I have decided to write my essay looking through the lens of the colonization theory. Throughout history we have learned about the colonization of tribes throughout America. In the passage we received in class, the author discusses many ideas that can be connected to the novel, Things Fall Apart by Chinua Achebe. One idea that I plan to analyze in my essay is the idea of colonizers taking advantage of the ‘Others.’ The author of this passage quotes, “In effect, the colonizers were revealing their unconscious desires for power, wealth, and domination, not the nature of the colonized subjects.” Said believes that the colonizers put their own interest above the tribal people. I plan on using this idea to connect it to some examples in Things Fall Apart. For example, when the messenger takes extra cowries for himself when the six tribal men where in jail shows how they did not care so much about the well being of the tribe, but more about what they will get out of the situation.
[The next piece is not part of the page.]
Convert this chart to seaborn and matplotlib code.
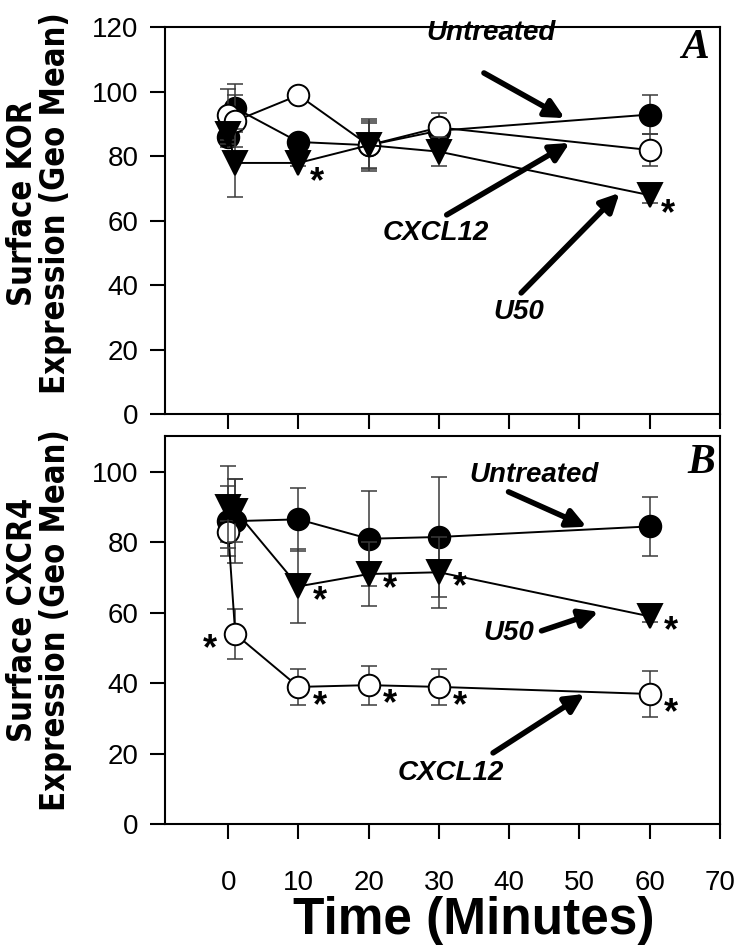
import matplotlib
matplotlib.use("Agg")
import matplotlib.pyplot as plt
import seaborn as sns

# ---------------- data ----------------
time = [0, 1, 10, 20, 30, 60]
x_ticks = [0, 10, 20, 30, 40, 50, 60, 70]
ya_ticks = [0, 20, 40, 60, 80, 100, 120]
yb_ticks = [0, 20, 40, 60, 80, 100]

kor_untreated = [86, 95, 84.5, 83.5, 88, 93]
kor_untreated_err = [3, 7.5, 1, 8, 3, 6]
kor_cxcl12 = [93, 91, 99, 83.5, 89, 82]
kor_cxcl12_err = [8, 8, 1, 7.5, 4.5, 5]
kor_u50 = [87, 78, 78, 83.5, 81.5, 68]
kor_u50_err = [3, 10.5, 1, 7, 4.5, 2.5]
kor_u50_sig = [10, 60]

cxcr4_untreated = [86, 86, 86.5, 81, 81.5, 84.5]
cxcr4_untreated_err = [10, 12, 9, 13.4, 17, 8.3]
cxcr4_cxcl12 = [83, 54, 39, 39.5, 39, 37]
cxcr4_cxcl12_err = [3, 7, 5, 5.5, 5, 6.5]
cxcr4_u50 = [90, 89, 67.5, 71, 71.5, 59]
cxcr4_u50_err = [11.5, 9, 10.5, 9, 10, 1.5]
cxcr4_cxcl12_sig = [10, 20, 30, 60]
cxcr4_u50_sig = [10, 20, 30, 60]

# ---------------- style ----------------
sns.set_style("ticks")
plt.rcParams["font.family"] = ["Liberation Sans", "DejaVu Sans"]
plt.rcParams["text.color"] = "black"
plt.rcParams["axes.labelcolor"] = "black"
plt.rcParams["xtick.color"] = "black"
plt.rcParams["ytick.color"] = "black"

fig = plt.figure(figsize=(7.5, 9.48), dpi=100)
axA = fig.add_axes([0.22, 0.5628, 0.74, 0.4082])
axB = fig.add_axes([0.22, 0.1303, 0.74, 0.4093])

BOLD_IT = dict(fontsize=20, fontweight="bold", fontstyle="italic",
               family=["Liberation Sans", "DejaVu Sans"], color="black")
ARROW = dict(arrowstyle="-|>", lw=4, color="black", mutation_scale=28,
             shrinkA=0, shrinkB=0)
YLAB = dict(fontsize=23.5, fontweight="bold", linespacing=1.0,
            family="DejaVu Sans", fontstretch="condensed", color="black")


def draw_series(ax, vals, errs, marker, face, ms, z):
    ax.errorbar(time, vals, yerr=errs, fmt="none", ecolor="#3a3a3a",
                elinewidth=1.1, capsize=6, capthick=1.1, zorder=z)
    sns.lineplot(x=time, y=vals, ax=ax, color="black", lw=1.4,
                 marker=marker, markersize=ms, markerfacecolor=face,
                 markeredgecolor="black", markeredgewidth=1.4, zorder=z + 0.5,
                 legend=False)


def style_axis(ax, yticks, ylim, show_xlabels):
    ax.set_xlim(-9, 70)
    ax.set_ylim(*ylim)
    ax.set_xticks(x_ticks)
    ax.set_yticks(yticks)
    for s in ax.spines.values():
        s.set_visible(True)
        s.set_linewidth(1.5)
        s.set_color("black")
    ax.tick_params(axis="both", direction="out", length=11, width=1.5,
                   labelsize=20, colors="black")
    ax.tick_params(axis="y", pad=8)
    ax.tick_params(axis="x", pad=22, labelbottom=show_xlabels)
    ax.set_xlabel("")


def stars(ax, sig_times, vals, dx, dy):
    for t in sig_times:
        v = vals[time.index(t)]
        ax.text(t + dx, v + dy, "*", fontsize=26, fontweight="bold",
                ha="center", va="center", color="black", zorder=10)


# ---------------- Panel A ----------------
draw_series(axA, kor_untreated, kor_untreated_err, "o", "black", 15.5, 2)
draw_series(axA, kor_cxcl12, kor_cxcl12_err, "o", "white", 15.5, 3)
draw_series(axA, kor_u50, kor_u50_err, "v", "black", 17, 4)
style_axis(axA, ya_ticks, (0, 120), False)
stars(axA, kor_u50_sig, kor_u50, 2.6, -6)

axA.set_ylabel("Surface KOR\nExpression (Geo Mean)", **YLAB)
axA.yaxis.set_label_coords(-0.168, 0.545)

axA.text(37.4, 118.3, "Untreated", ha="center", va="center", **BOLD_IT)
axA.annotate("", xy=(47.9, 91.9), xytext=(36.4, 105.9), arrowprops=ARROW)
axA.text(29.6, 56.3, "CXCL12", ha="center", va="center", **BOLD_IT)
axA.annotate("", xy=(48.6, 84.2), xytext=(31.1, 61.9), arrowprops=ARROW)
axA.text(41.3, 31.8, "U50", ha="center", va="center", **BOLD_IT)
axA.annotate("", xy=(55.7, 68.7), xytext=(41.7, 37.7), arrowprops=ARROW)
axA.text(66.4, 113.6, "A", ha="center", va="center", fontsize=30,
         fontweight="bold", fontstyle="italic", family="Liberation Serif")

# ---------------- Panel B ----------------
draw_series(axB, cxcr4_untreated, cxcr4_untreated_err, "o", "black", 15.5, 2)
draw_series(axB, cxcr4_cxcl12, cxcr4_cxcl12_err, "o", "white", 15.5, 3)
draw_series(axB, cxcr4_u50, cxcr4_u50_err, "v", "black", 17, 4)
style_axis(axB, yb_ticks, (0, 110), True)
stars(axB, cxcr4_u50_sig, cxcr4_u50, 3.0, -4.3)
stars(axB, cxcr4_cxcl12_sig, cxcr4_cxcl12, 3.0, -5.5)
stars(axB, [1], cxcr4_cxcl12, -3.6, -4.5)

axB.set_ylabel("Surface CXCR4\nExpression (Geo Mean)", **YLAB)
axB.yaxis.set_label_coords(-0.168, 0.527)
axB.set_xlabel("Time (Minutes)", fontsize=37, fontweight="bold", color="black")
axB.xaxis.set_label_coords(0.557, -0.185)

axB.text(43.5, 99.1, "Untreated", ha="center", va="center", **BOLD_IT)
axB.annotate("", xy=(51.0, 84.4), xytext=(39.9, 94.3), arrowprops=ARROW)
axB.text(40.0, 54.3, "U50", ha="center", va="center", **BOLD_IT)
axB.annotate("", xy=(52.7, 60.3), xytext=(44.6, 54.9), arrowprops=ARROW)
axB.text(31.7, 14.6, "CXCL12", ha="center", va="center", **BOLD_IT)
axB.annotate("", xy=(50.7, 37.0), xytext=(37.7, 20.3), arrowprops=ARROW)
axB.text(67.3, 102.6, "B", ha="center", va="center", fontsize=30,
         fontweight="bold", fontstyle="italic", family="Liberation Serif")

fig.savefig("out.png", dpi=100, facecolor="white")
Another idea I plan to discuss in my essay is how the Europeans saw themselves as being better and their religion being the 'right one'.  The theoretical text states “These subhumans or “savages” quickly became the inferior and equally “evil” Others.” I plan on tying this quote into how the Europeans saw the tribal people as lesser to them. Also, they told them that the gods they believed in were not real, and there was only one true God. It is ironic to me that they barged in and told them this when they had no proof of there being one god or a billion gods.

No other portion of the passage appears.